Wassermilch & Spitzenwein

Alles begann so unbeschwert. Sieht man mal von der Aussicht auf ein kleines Verbot ab. Ein herrlicher Sommertag in Berlin. Andrea, ihre jüngere Schwester Gerta und Luise waren baden. Ausgelassene Stimmung unter den jungen Frauen. Ein Tanzlokal lässt die geforderte Heimgehzeit im Handumdrehen vergessen.

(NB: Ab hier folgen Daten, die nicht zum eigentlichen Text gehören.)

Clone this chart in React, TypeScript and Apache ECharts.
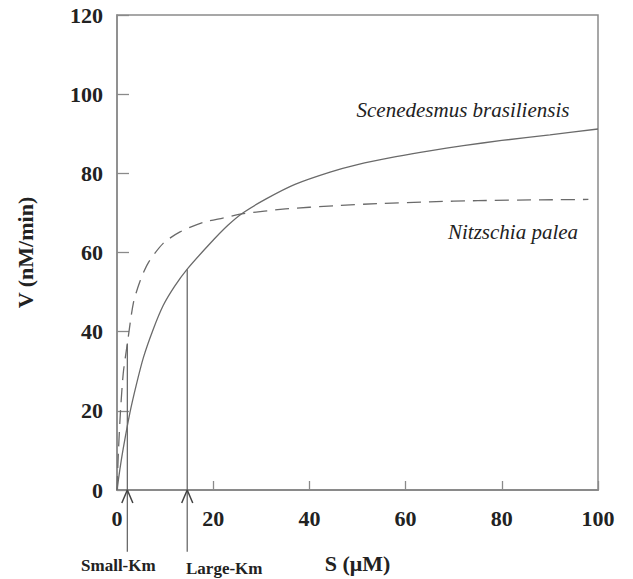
import React, { useEffect, useRef } from "react";
import * as echarts from "echarts";

const sceneS = [0, 0.6, 1.3, 2.7, 4, 5.5, 7.5, 9.6, 12, 14.6, 19.3, 23, 26.3, 31.1, 37, 44.3, 50, 58, 65, 72, 80, 90, 100];
const sceneV = [0, 5.2, 10.5, 19.6, 26.5, 33.5, 40.5, 46.6, 51.5, 55.8, 62.2, 66.8, 70.1, 73.6, 77.2, 80.3, 82.2, 84.2, 85.7, 87, 88.3, 89.7, 91.2];
const nitzS = [0, 0.3, 0.7, 1.3, 2.15, 3.4, 4.8, 6.5, 9.6, 13.1, 17.9, 22, 26.3, 35, 45, 55, 65, 75, 88, 98];
const nitzV = [0, 9.8, 19.4, 29.5, 37, 47.2, 52.8, 57.4, 62.3, 65.2, 67.6, 68.7, 69.8, 71, 71.8, 72.4, 72.8, 73.1, 73.3, 73.4];
const kmS = [2.15, 14.6];
const kmTop = [37, 55.8];
const kmBottom = -15.6;
const kmLabels = ["Small-Km", "Large-Km"];

const SERIF = "'Liberation Serif', 'DejaVu Serif', serif";
const LINE = "#6a6a6a";
const AXIS = "#8a8a8a";
const TEXT = "#222";

export default function App() {
  const ref = useRef<HTMLDivElement>(null);
  useEffect(() => {
    if (!ref.current) return;
    const chart = echarts.init(ref.current, undefined, { renderer: "svg" });
    const zip = (a: number[], b: number[]) => a.map((v, i) => [v, b[i]]);
    const kmSeries: any[] = [];
    kmS.forEach((s, i) => {
      kmSeries.push({
        type: "line",
        data: [[s, kmBottom], [s, kmTop[i]]],
        showSymbol: false,
        clip: false,
        lineStyle: { color: LINE, width: 1.3 },
        silent: true,
      });
      kmSeries.push({
        type: "line",
        data: [[s - 1.15, -3.3], [s, 0], [s + 1.15, -3.3]],
        showSymbol: false,
        clip: false,
        lineStyle: { color: "#444", width: 1.5 },
        silent: true,
      });
    });
    chart.setOption({
      animation: false,
      backgroundColor: "#fff",
      grid: { left: 117, right: 35, top: 15, bottom: 88, show: true, borderColor: AXIS, borderWidth: 1.5 },
      xAxis: {
        type: "value",
        min: 0,
        max: 100,
        interval: 20,
        name: "S (μM)",
        nameLocation: "middle",
        nameGap: 62,
        nameTextStyle: { fontFamily: SERIF, fontWeight: "bold", fontSize: 22, color: TEXT },
        axisLine: { show: true, lineStyle: { color: AXIS, width: 2 } },
        axisTick: { show: true, inside: true, length: 9, lineStyle: { color: AXIS, width: 1.3 } },
        axisLabel: { margin: 17, fontFamily: SERIF, fontWeight: "bold", fontSize: 22, color: TEXT },
        splitLine: { show: false },
      },
      yAxis: {
        type: "value",
        min: 0,
        max: 120,
        interval: 20,
        name: "V (nM/min)",
        nameLocation: "middle",
        nameGap: 81,
        nameTextStyle: { fontFamily: SERIF, fontWeight: "bold", fontSize: 22, color: TEXT },
        axisLine: { show: true, lineStyle: { color: AXIS, width: 1.5 } },
        axisTick: { show: true, inside: true, length: 12, lineStyle: { color: AXIS, width: 1.3 } },
        axisLabel: { margin: 14, fontFamily: SERIF, fontWeight: "bold", fontSize: 22, color: TEXT },
        splitLine: { show: false },
      },
      series: [
        {
          type: "line",
          data: zip(sceneS, sceneV),
          smooth: 0.25,
          showSymbol: false,
          lineStyle: { color: LINE, width: 1.3 },
        },
        {
          type: "line",
          data: zip(nitzS, nitzV),
          smooth: 0.25,
          showSymbol: false,
          lineStyle: { color: LINE, width: 1.3, type: [14, 8] },
        },
        ...kmSeries,
      ],
    });
    const p = (x: number, y: number) => chart.convertToPixel({ gridIndex: 0 }, [x, y]) as number[];
    const graphics: any[] = [];
    const offs = [-9, 37];
    const bottoms = [565, 568];
    kmS.forEach((s, i) => {
      const pt = p(s, kmBottom);
      graphics.push({
        type: "text",
        x: pt[0] + offs[i],
        y: bottoms[i],
        style: {
          text: kmLabels[i],
          fontFamily: SERIF,
          fontWeight: "bold",
          fontSize: 17,
          fill: TEXT,
          align: "center",
          verticalAlign: "middle",
        },
      });
    });
    graphics.push({
      type: "text",
      x: 463,
      y: 110,
      style: { text: "Scenedesmus brasiliensis", fontFamily: SERIF, fontStyle: "italic", fontSize: 21, fill: TEXT, align: "center", verticalAlign: "middle" },
    });
    graphics.push({
      type: "text",
      x: 513,
      y: 232,
      style: { text: "Nitzschia palea", fontFamily: SERIF, fontStyle: "italic", fontSize: 21, fill: TEXT, align: "center", verticalAlign: "middle" },
    });
    chart.setOption({ graphic: graphics });
    return () => chart.dispose();
  }, []);
  return <div ref={ref} style={{ width: 633, height: 579, position: "absolute", left: 0, top: 0 }} />;
}
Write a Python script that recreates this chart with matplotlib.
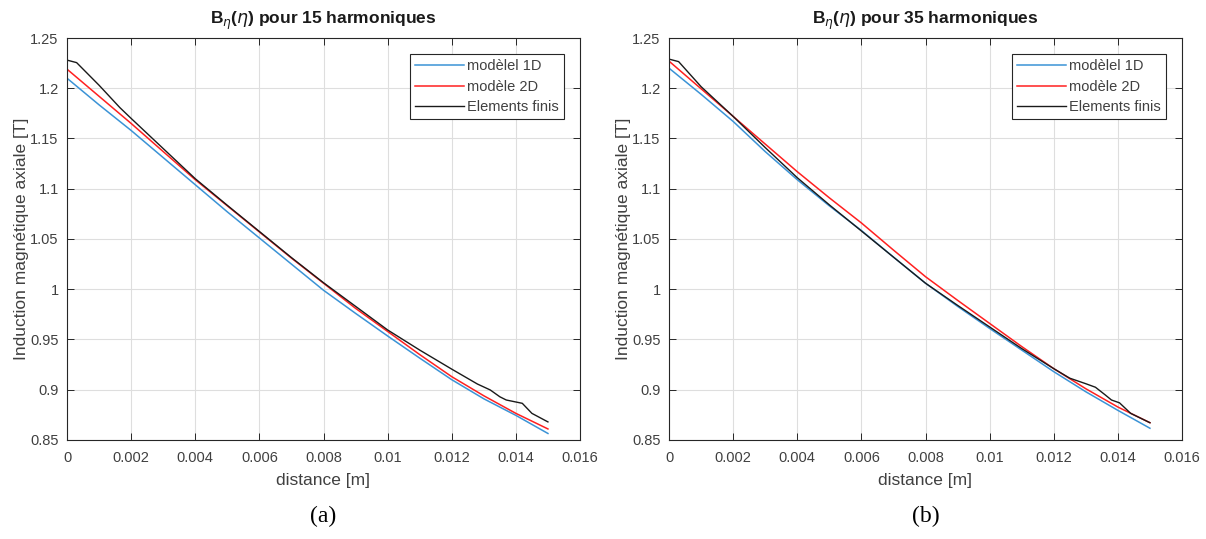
"""Axial magnetic induction: 1D / 2D models vs finite elements."""

import matplotlib
matplotlib.use("Agg")
import matplotlib.pyplot as plt
from matplotlib.ticker import FuncFormatter, MultipleLocator

# --- data --------------------------------------------------------------
x_grid = [0.000, 0.001, 0.002, 0.003, 0.004, 0.005, 0.006, 0.007,
          0.008, 0.009, 0.010, 0.011, 0.012, 0.013, 0.014, 0.015]

# (a) 15 harmonics
b1d_15 = [1.210, 1.1835, 1.158, 1.131, 1.104, 1.077, 1.051, 1.025,
          0.999, 0.976, 0.9535, 0.9315, 0.910, 0.891, 0.8745, 0.8565]
b2d_15 = [1.219, 1.192, 1.165, 1.137, 1.109, 1.083, 1.057, 1.031,
          1.006, 0.981, 0.958, 0.935, 0.913, 0.894, 0.8765, 0.861]
x_fe_15 = [0.000, 0.0003, 0.001, 0.00165, 0.002, 0.003, 0.004, 0.005,
           0.006, 0.007, 0.008, 0.009, 0.010, 0.011, 0.012, 0.0128,
           0.0132, 0.0135, 0.0137, 0.0142, 0.0145, 0.015]
bfe_15 = [1.228, 1.2255, 1.203, 1.1807, 1.170, 1.140, 1.110, 1.0835,
          1.0575, 1.0315, 1.0065, 0.983, 0.9595, 0.9395, 0.9205, 0.9057,
          0.8998, 0.893, 0.8898, 0.8865, 0.8765, 0.868]

# (b) 35 harmonics
b1d_35 = [1.220, 1.194, 1.167, 1.137, 1.109, 1.083, 1.0585, 1.032,
          1.006, 0.983, 0.961, 0.9395, 0.918, 0.898, 0.8795, 0.8617]
b2d_35 = [1.227, 1.1995, 1.172, 1.1445, 1.117, 1.091, 1.066, 1.039,
          1.0125, 0.989, 0.966, 0.943, 0.921, 0.901, 0.8828, 0.8672]
x_fe_35 = [0.000, 0.0003, 0.001, 0.002, 0.003, 0.004, 0.005, 0.006,
           0.007, 0.008, 0.009, 0.010, 0.011, 0.012, 0.0125, 0.0130,
           0.0133, 0.0136, 0.0138, 0.01405, 0.0144, 0.015]
bfe_35 = [1.229, 1.2265, 1.2016, 1.172, 1.141, 1.111, 1.084, 1.058,
          1.032, 1.006, 0.984, 0.9625, 0.941, 0.921, 0.9115, 0.906,
          0.9025, 0.895, 0.8898, 0.887, 0.8765, 0.8672]

labels = ["modèlel 1D", "modèle 2D", "Elements finis"]
titles = [r"B$_{\eta}$($\eta$) pour 15 harmoniques",
          r"B$_{\eta}$($\eta$) pour 35 harmoniques"]
captions = ["(a)", "(b)"]

c_1d = "#3b93d6"
c_2d = "#ff2020"
c_fe = "#1a1a1a"
axcol = "#262626"
txtcol = "#404040"

plt.rcParams["font.family"] = ["Liberation Sans", "DejaVu Sans"]
plt.rcParams["mathtext.fontset"] = "dejavusans"

fig = plt.figure(figsize=(12.06, 5.39), dpi=100)
ax_a = fig.add_axes([67 / 1206, 1 - 440 / 539, 513 / 1206, 402 / 539])
ax_b = fig.add_axes([669 / 1206, 1 - 440 / 539, 513 / 1206, 402 / 539])

fmt = FuncFormatter(lambda v, p: f"{v:.4g}" if abs(v) > 1e-12 else "0")

sets = [(ax_a, b1d_15, b2d_15, x_fe_15, bfe_15),
        (ax_b, b1d_35, b2d_35, x_fe_35, bfe_35)]

for i, (ax, b1, b2, xf, bf) in enumerate(sets):
    ax.plot(x_grid, b1, color=c_1d, lw=1.1, label=labels[0])
    ax.plot(x_grid, b2, color=c_2d, lw=1.1, label=labels[1])
    ax.plot(xf, bf, color=c_fe, lw=1.0, label=labels[2])

    ax.set_xlim(0, 0.016)
    ax.set_ylim(0.85, 1.25)
    ax.xaxis.set_major_locator(MultipleLocator(0.002))
    ax.yaxis.set_major_locator(MultipleLocator(0.05))
    ax.xaxis.set_major_formatter(fmt)
    ax.yaxis.set_major_formatter(fmt)
    ax.grid(True, color="#dedede", lw=0.8)
    ax.set_axisbelow(True)
    ax.tick_params(direction="in", length=5, width=0.7, colors=axcol,
                   labelcolor=txtcol, labelsize=10.5, top=True, right=True)
    ax.tick_params(axis="x", pad=8)
    ax.tick_params(axis="y", pad=6)
    for s in ax.spines.values():
        s.set_color(axcol)
        s.set_linewidth(0.8)

    ax.set_title(titles[i], fontsize=12.5, fontweight="bold", color="#1a1a1a",
                 pad=10)
    ax.set_xlabel("distance [m]", fontsize=12.5, color=txtcol, labelpad=6)
    ax.set_ylabel("Induction magnétique axiale [T]", fontsize=12.5,
                  color=txtcol, labelpad=1)

    leg = ax.legend(loc="upper right", fontsize=10.5, handlelength=3.4,
                    handletextpad=0.2, borderpad=0.35, labelspacing=0.45,
                    fancybox=False, framealpha=1, borderaxespad=1.1)
    leg.get_frame().set_edgecolor(axcol)
    leg.get_frame().set_linewidth(0.8)
    for t in leg.get_texts():
        t.set_color(txtcol)

    # sub-caption under each panel
    fig.text((ax.get_position().x0 + ax.get_position().x1) / 2,
             1 - 516 / 539, captions[i], ha="center", va="center",
             fontsize=17, family="Liberation Serif")

fig.savefig("out.png", dpi=100)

Kurze Zeit später: Andrea und Max sind nun ein Paar. Sie haben sich beim Tanzen kennengelernt. Sie hat sich höflich mit ihrem Namen vorgestellt. Anstand hat auch Max. Kein Holterdiepolter sich in eine Affäre stürzen. Dafür sind Sie und Er zu gut erzogen. Und bald stellt sich auch schon Nachwuchs ein. Irene. Irene Bindel. Die Autorin dieses Buches. Da ist die unbeschwerte Zeit auch schon bald vorbei. Max ist Jude. Die Machthaber sehen darin einen Grund ihn zu schikanieren. Plötzensee ist bald schon seine neue Adresse. Händchenhalten im Knast, Bemerkungen über die Haftbedingungen etc. … alles verboten. Sonst …

Das Sonst wird bald zur Realität. Auch als der Krieg zu Ende ist. Es gibt nur noch Mutter und Tochter. Den Vater gibt es nicht mehr. Eine Geschichte von vielen? Inhaltlich sicher Ja. Sprachlich ist diese Biographie ein Juwel. Denn Irene Bindel schafft es trotz der Bitterkeit ihrer Geschichte sich das Positive zu bewahren. Mit jeder Zeile spürt man das gewinnende Lächeln, das sie beim Schreiben ausstrahlt.

Die Sehnsucht nach dem Vater, nicht nach einer Vaterfigur, sondern ganz profan nach einem Vater treibt sie ihr Leben lang um. Auch als sie in Kanada lebt. Der Vater ist immer bei ihr. Aber niemals wirklich da. Kein Händchenhalten, nicht auf den Rücken krabbeln, mit ihm reden, Ratschläge bekommen. All das lernt sie nie kennen. Es gelingt ihr mit dieser Sehnsucht, mit diesem unerfüllbaren Wunsch zu leben.

Schlussendlich ist dieses Buch die Manifestation ihrer Sehnsucht. Es überrascht wie offen und ohne Scheu sie ihr Innenleben nach außen trägt. Ohne dabei Mitleid einzufordern. Oder gar Aufmerksamkeit erheischen zu wollen. Nein, Irene Bindel weiß um ihr Schicksal. Es macht dem einen oder anderen sicher Mut, der Gleiches oder Ähnliches zu verwinden hat. „Wassermilch & Spitzenwein“ lebt von der Zuversicht, dass Leben und leben lassen die Grundessenz für eigenes Vertrauen ist. Immer wieder muss man schlucken, liest man die Erinnerungsbruchstücke von Irenes Mutter von den Besuchen im Gefängnis. Dann wiederum erhellen die privaten Fotos dieses dunkle Kapitel. Eine echte Berg- und Talfahrt der Gefühle!